Background Musculoskeletal injuries are commonly seen by medical staff of speed skating teams, but lack of injury registration underreports the incidence and prevalence of these injuries. Systematic injury prevention research in speed skating has not been undertaken.
Objective Initiating injury prevention research following the 6-step TRIPP framework.
Design Qualitative research including literature review and survey amongst medical staff involved with elite level speed skating teams and development of a logbook and risk factor testing battery for musculoskeletal injuries in speed skaters.
Participants Doctors and specialised physiotherapists in sports medicine involved with elite level speed skaters.

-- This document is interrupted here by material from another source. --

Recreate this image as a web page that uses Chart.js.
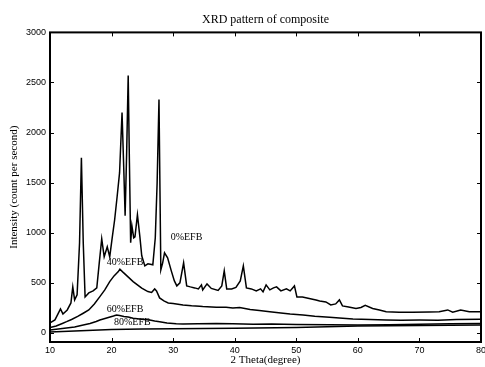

Assessment of risk factors/methods A qualitative study aimed to initiate the first steps of the TRIPP framework: injury surveillance, aetiology and mechanisms of injury and development of preventative measures. A review for epidemiological studies in speed skaters was conducted. Musculoskeletal injuries and related factors were further explored by interview and expert survey.
Measurements Literature review for epidemiological studies, interview and survey.
Results Four epidemiological studies reported on musculoskeletal injury prevalence (one season) between 24 to 60%. The expert survey (n=5, mean experience in sport=10.4 years) identified the lower back (100%), gluteal/pelvic area (80%) and the hip/groin, knee and lower leg (60%) as most commonly injured. The specific speed skating position and technique, kinetic chain instability, reduced joint mobility and falls were identified as risk factors for musculoskeletal injuries. Based on these results, an injury registration system, logbook, physical tests screening battery were created for pilot testing.
Conclusions This study described the first steps towards injury prevention using the TRIPP framework. Limitations are the small scale study and work at preliminary stages. However, there is underreporting of injuries in speed skaters and potential underestimation of the problem. Future research continues to focus on injury surveillance, aetiology and mechanisms of injury and development of preventative measures.